Emissions trading scheme will increase assets in energy industry
Many assets owned by electricity utilities will appreciate in value by more than 90% with the introduction of the forthcoming European Union-wide cap-and-trading system for greenhouse gas emissions, according to a new study.
There will be losers, however, says ICF Consulting, the firm that carried out the research, with a devaluing of less efficient fossil fuel power stations. The study examined a number of different scenarios to examine the scale of risks and gains.

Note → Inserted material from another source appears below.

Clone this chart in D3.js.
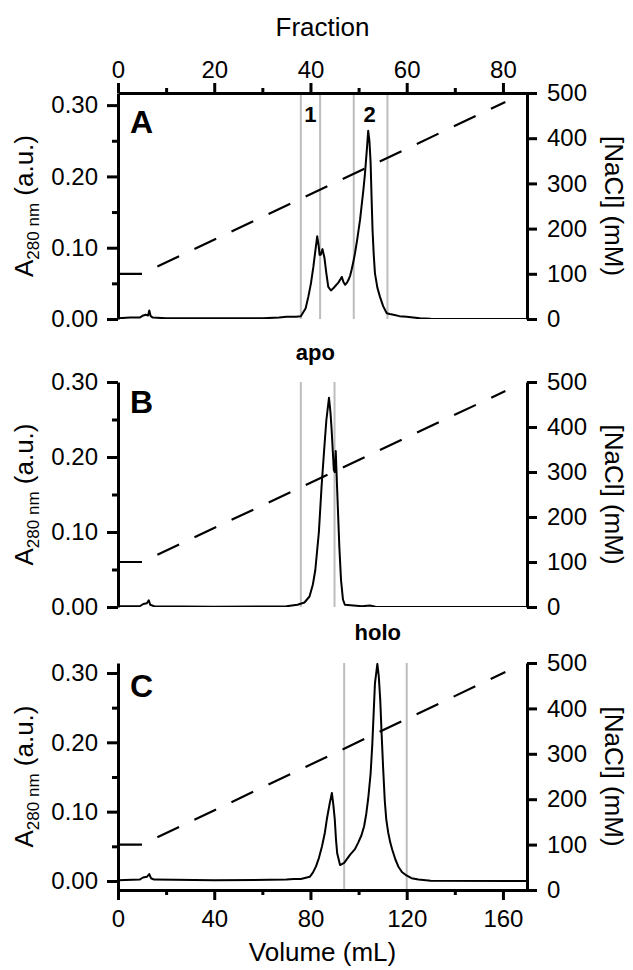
<!DOCTYPE html>
<html>
<head>
<meta charset="utf-8">
<script src="https://cdn.jsdelivr.net/npm/d3@7"></script>
<style>
  body { margin: 0; background: #fff; }
  text { font-family: "Liberation Sans", Arial, sans-serif; fill: #000; }
</style>
</head>
<body>
<svg id="chart" width="633" height="970"></svg>
<script>
// A280 traces, [volume mL, absorbance]
var traceA = [[0,0.001],[5,0.002],[9,0.002],[10.5,0.005],[11.5,0.006],[12.5,0.005],[13,0.012],[13.6,0.004],[14.5,0.002],[20,0.001],[40,0.001],[60,0.001],[67,0.002],[70,0.003],[74,0.003],[76,0.004],[78,0.015],[79.1,0.031],[80.2,0.05],[81.2,0.073],[82,0.095],[82.8,0.116],[83.4,0.103],[83.8,0.09],[84.3,0.09],[85,0.098],[85.8,0.086],[86.6,0.064],[87.4,0.045],[88.5,0.04],[89.5,0.043],[90.5,0.047],[91.6,0.051],[92.5,0.056],[93,0.059],[93.7,0.052],[94.4,0.048],[95.2,0.051],[95.8,0.055],[96.5,0.061],[97.1,0.069],[97.8,0.08],[98.5,0.092],[99.5,0.113],[100.6,0.139],[101.3,0.16],[102,0.181],[102.6,0.202],[103.1,0.223],[103.6,0.245],[104,0.264],[104.5,0.25],[105,0.219],[105.4,0.17],[105.8,0.125],[106.3,0.09],[106.8,0.064],[107.8,0.044],[108.9,0.031],[110.2,0.018],[111.7,0.008],[113,0.007],[114.5,0.006],[117,0.004],[120,0.003],[125.5,0.001],[130,0.0005],[150,0],[170,0]];
var traceB = [[0,0.001],[9,0.001],[10.5,0.004],[12,0.005],[12.8,0.009],[13.4,0.003],[15,0.001],[40,0.0005],[70,0.001],[74.6,0.003],[77.5,0.006],[79.6,0.014],[81,0.03],[82,0.049],[83.5,0.1],[84.6,0.16],[85.7,0.21],[86.6,0.249],[87.7,0.279],[88.3,0.26],[88.8,0.236],[89.7,0.183],[90.1,0.18],[90.5,0.208],[91.3,0.139],[92,0.08],[92.7,0.036],[93.5,0.01],[94.3,0.003],[101.4,0.001],[104.7,0.002],[107,0.0005],[170,0]];
var traceC = [[0,0.001],[9,0.002],[10.4,0.005],[12,0.006],[13,0.01],[13.7,0.004],[15,0.002],[40,0.001],[70,0.002],[73,0.003],[76,0.003],[79.7,0.006],[81,0.012],[82.3,0.021],[83.5,0.033],[84.8,0.05],[86,0.07],[86.8,0.089],[88,0.112],[88.9,0.127],[89.5,0.11],[90.1,0.089],[90.6,0.06],[91.1,0.04],[92.3,0.023],[94,0.026],[96.5,0.038],[98.5,0.046],[99.8,0.055],[101.2,0.066],[102.3,0.079],[103.2,0.097],[104,0.119],[105,0.155],[105.7,0.197],[106.3,0.245],[106.8,0.285],[107.8,0.313],[108.4,0.295],[109,0.261],[109.6,0.21],[110.2,0.163],[110.9,0.115],[111.5,0.089],[112.3,0.07],[113.2,0.055],[114,0.045],[115.3,0.031],[116.5,0.021],[118,0.013],[119.9,0.008],[122,0.004],[124.9,0.002],[130,0.0005],[170,0]];

// NaCl gradient, [volume mL, mM]
var gradient = [[0,100],[10,100],[161,480]];

// fraction cuts (grey lines) and labels
var cutsA = [38, 42, 49, 56];
var cutsB = [38, 45];
var cutsC = [47, 60];
var labelsA = [[40, "1"], [52.3, "2"]];
var labelsB = [[41, "apo"]];
var labelsC = [[54, "holo"]];

// ticks
var absTicks = [0, 0.1, 0.2, 0.3];
var absMinor = [0.05, 0.15, 0.25];
var naclTicks = [0, 100, 200, 300, 400, 500];
var volTicks = [0, 40, 80, 120, 160];
var volMinor = [20, 60, 100, 140];
var fracTicks = [0, 20, 40, 60, 80];
var fracMinor = [10, 30, 50, 70];

var left = 118, right = 527;
var tickFont = 24, titleFont = 26;
var svg = d3.select("#chart");

var x = d3.scaleLinear().domain([0, 170]).range([left, right]);
var xf = d3.scaleLinear().domain([0, 85]).range([left, right]);

var panels = [
  {id: "A", top: 93,  bottom: 319, abs: [0, 0.317],       trace: traceA, cuts: cutsA, labels: labelsA, labelY: 122, letterY: 133},
  {id: "B", top: 382, bottom: 607, abs: [0, 0.30],        trace: traceB, cuts: cutsB, labels: labelsB, labelY: 360, letterY: 413},
  {id: "C", top: 663, bottom: 890, abs: [-0.013, 0.3144], trace: traceC, cuts: cutsC, labels: labelsC, labelY: 640, letterY: 697}
];

function styleAxis(g) {
  g.select(".domain").attr("stroke-width", 3).attr("stroke", "#000");
  g.selectAll(".tick line").attr("stroke-width", 3).attr("stroke", "#000");
  g.selectAll(".tick text").style("font-size", tickFont + "px").attr("fill", "#000");
}

panels.forEach(function (p) {
  var y = d3.scaleLinear().domain(p.abs).range([p.bottom, p.top]);
  var yn = d3.scaleLinear().domain([0, 500]).range([p.bottom, p.top]);
  var g = svg.append("g");

  g.append("clipPath").attr("id", "clip" + p.id)
    .append("rect").attr("x", left).attr("y", p.top)
    .attr("width", right - left).attr("height", p.bottom - p.top);

  // grey fraction lines
  g.selectAll(".cut").data(p.cuts).enter().append("line")
    .attr("x1", function (d) { return xf(d); }).attr("x2", function (d) { return xf(d); })
    .attr("y1", p.top).attr("y2", p.bottom)
    .attr("stroke", "#bdbdbd").attr("stroke-width", 2);

  // salt gradient
  g.append("path").datum(gradient)
    .attr("d", d3.line().x(function (d) { return x(d[0]); }).y(function (d) { return yn(d[1]); }))
    .attr("fill", "none").attr("stroke", "#000").attr("stroke-width", 2.2)
    .attr("stroke-dasharray", "24 17");

  // absorbance trace
  g.append("path").datum(p.trace)
    .attr("clip-path", "url(#clip" + p.id + ")")
    .attr("d", d3.line().x(function (d) { return x(d[0]); }).y(function (d) { return y(d[1]); }))
    .attr("fill", "none").attr("stroke", "#000").attr("stroke-width", 2)
    .attr("stroke-linejoin", "round");

  // left axis
  var la = g.append("g").attr("transform", "translate(" + left + ",0)")
    .call(d3.axisLeft(y).tickValues(absTicks).tickFormat(d3.format(".2f")).tickSize(11).tickSizeOuter(0).tickPadding(9));
  styleAxis(la);
  var lm = g.append("g").attr("transform", "translate(" + left + ",0)")
    .call(d3.axisLeft(y).tickValues(absMinor).tickFormat("").tickSize(6).tickSizeOuter(0));
  styleAxis(lm);
  lm.select(".domain").remove();

  // right axis
  var ra = g.append("g").attr("transform", "translate(" + right + ",0)")
    .call(d3.axisRight(yn).tickValues(naclTicks).tickSize(10).tickSizeOuter(0).tickPadding(10));
  styleAxis(ra);

  // panel letter
  g.append("text").attr("x", 130).attr("y", p.letterY)
    .style("font-size", "32px").style("font-weight", "bold").text(p.id);

  // peak labels
  g.selectAll(".lbl").data(p.labels).enter().append("text")
    .attr("x", function (d) { return xf(d[0]); }).attr("y", p.labelY)
    .attr("text-anchor", "middle").style("font-size", "22px").style("font-weight", "bold")
    .text(function (d) { return d[1]; });

  // left title
  var mid = (p.top + p.bottom) / 2;
  var lt = g.append("text").attr("transform", "translate(33," + mid + ") rotate(-90)")
    .attr("text-anchor", "middle").style("font-size", titleFont + "px");
  lt.append("tspan").text("A");
  lt.append("tspan").attr("dy", 6).style("font-size", "17px").text("280 nm");
  lt.append("tspan").attr("dy", -6).text(" (a.u.)");

  // right title
  g.append("text").attr("transform", "translate(605," + mid + ") rotate(90)")
    .attr("text-anchor", "middle").style("font-size", titleFont + "px").text("[NaCl] (mM)");

  if (p.id === "A") {
    var ta = g.append("g").attr("transform", "translate(0," + p.top + ")")
      .call(d3.axisTop(xf).tickValues(fracTicks).tickSize(10).tickSizeOuter(0).tickPadding(5));
    styleAxis(ta);
    var tm = g.append("g").attr("transform", "translate(0," + p.top + ")")
      .call(d3.axisTop(xf).tickValues(fracMinor).tickFormat("").tickSize(5).tickSizeOuter(0));
    styleAxis(tm);
    tm.select(".domain").remove();
    g.append("text").attr("x", (left + right) / 2).attr("y", 36)
      .attr("text-anchor", "middle").style("font-size", titleFont + "px").text("Fraction");
  }
  if (p.id === "C") {
    var ba = g.append("g").attr("transform", "translate(0," + p.bottom + ")")
      .call(d3.axisBottom(x).tickValues(volTicks).tickSize(10).tickSizeOuter(0).tickPadding(10));
    styleAxis(ba);
    var bm = g.append("g").attr("transform", "translate(0," + p.bottom + ")")
      .call(d3.axisBottom(x).tickValues(volMinor).tickFormat("").tickSize(5).tickSizeOuter(0));
    styleAxis(bm);
    bm.select(".domain").remove();
    g.append("text").attr("x", (left + right) / 2).attr("y", 961)
      .attr("text-anchor", "middle").style("font-size", titleFont + "px").text("Volume (mL)");
  }
});
</script>
</body>
</html>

“The introduction of greenhouse gas emissions constraints into the European power sector will have the most dramatic impact on the industry since the single market was launched,” said Simon Allen, President of ICF Consulting Europe. Emission constraints will accelerate the shift to natural gas from other fossil fuel alternatives in many regions, and will improve the value of existing gas-fired assets by more than 90% in many cases, predicts Allen.
“In the short term, coal-fired plants in a number of countries may benefit from the forecast upward trend in wholesale electricity prices arising from the internalisation of the value of greenhouse gas emissions,” he admitted. However, in the longer term, inefficient coal-fired plants will be at risk, so that by 2010 more than 38 gigawatts may be forced into early retirement.
Abyd Karmali, ICF Consulting’s Director of European Climate Change Services recommends that players in the European power sector should become engaged in discussions on how member states should allocate greenhouse gas emission allowances. “Our analysis demonstrates that each company has significant value at stake under different regulatory and emissions market development scenarios,” he said.